At $2,500/month, a well-structured campaign generates 18–28 leads per month at a blended CPL of $90–$140. At six leads per month closing at an average job value of $3,500, that's $21,000 in gross monthly revenue — approximately 8.4x ROAS. The math compounds as Quality Scores improve and LSA ranking builds: by month 6, CPL typically drops to $75–$110 as campaign data matures.
Seasonal budget allocation matters more in Fayetteville than in most markets. The two-peak demand calendar — summer cooling emergency season (June–August) and winter heating emergency season (December–January) — means a flat monthly budget leaves performance on the table. The right structure is $3,500–$5,000/month during July–August peak, $2,500–$3,500/month in December–January, and $1,800–$2,500/month in shoulder seasons (February–May, September–November). Total annual spend at this structure runs $30,000–$42,000 — significantly more efficient than a flat $36,000/year because budget concentrates where demand peaks.
One practical note: contractors starting Google Ads for the first time should expect month 1–2 to run at higher CPL ($120–$170) while the algorithm accumulates conversion data. Patience through the initial optimization period is essential — campaigns that get cut at month 2 because "the CPL is too high" never reach the mature performance plateau where the real ROI materializes.
What keywords actually convert for HVAC PPC in the Fayetteville market?
In Fayetteville, the highest-converting HVAC keywords split into two categories with very different economics. Emergency repair keywords — "AC not working Fayetteville AR," "HVAC repair emergency NW Arkansas," "furnace broken Fayetteville" — convert at 10–14% visit-to-call rates because the searcher has an active problem right now. These keywords run $18–$40 CPC but generate same-day calls that close at 45–60% rates. A $35 click that produces a $400 service call is a 11.4x return before any repeat business is counted.
Replacement/installation keywords — "HVAC replacement Fayetteville AR," "new AC unit cost NW Arkansas," "heat pump installation Fayetteville" — run $14–$30 CPC and convert at 5–8% visit-to-estimate rates. The decision cycle is 3–10 days, not same-day, but the average job value ($5,000–$12,000) is 10–30x a service repair call. These keywords require landing pages that address cost questions directly: homeowners searching "HVAC replacement cost" need to see a realistic price range, not a generic "call for a free quote."

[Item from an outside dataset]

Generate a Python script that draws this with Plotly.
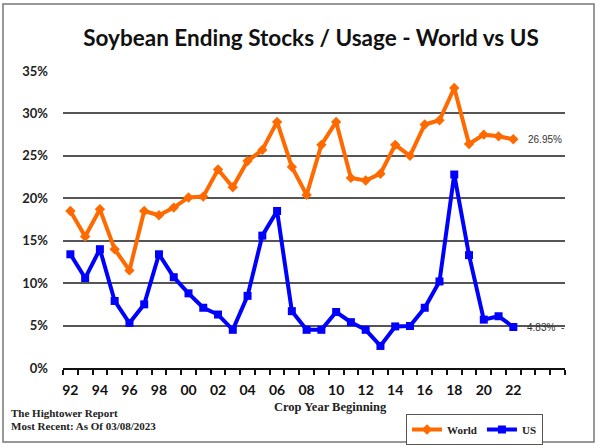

The underperforming but high-opportunity keyword segment for Fayetteville specifically is the rental property and landlord segment: "commercial HVAC contractor Fayetteville AR," "rental property HVAC NW Arkansas," "property management HVAC service." These keywords run $10–$22 CPC but generate leads from landlords who manage multiple units — which means a single PPC-acquired landlord client can generate $15,000–$50,000 in annual service revenue from their portfolio. Most HVAC companies in Fayetteville aren't running these keywords, which means CPCs are lower and competition is minimal.
Seasonal keyword timing is also critical. Pre-season maintenance keywords ("AC tune-up Fayetteville," "spring HVAC check-up NW Arkansas") should be activated in April–May before emergency demand peaks in June. Homeowners who book a $150 tune-up in May are the same homeowners who call back in July for the $8,000 system replacement when the tune-up reveals a failing compressor. The seasonal maintenance campaign isn't just its own revenue stream — it fills the summer replacement pipeline.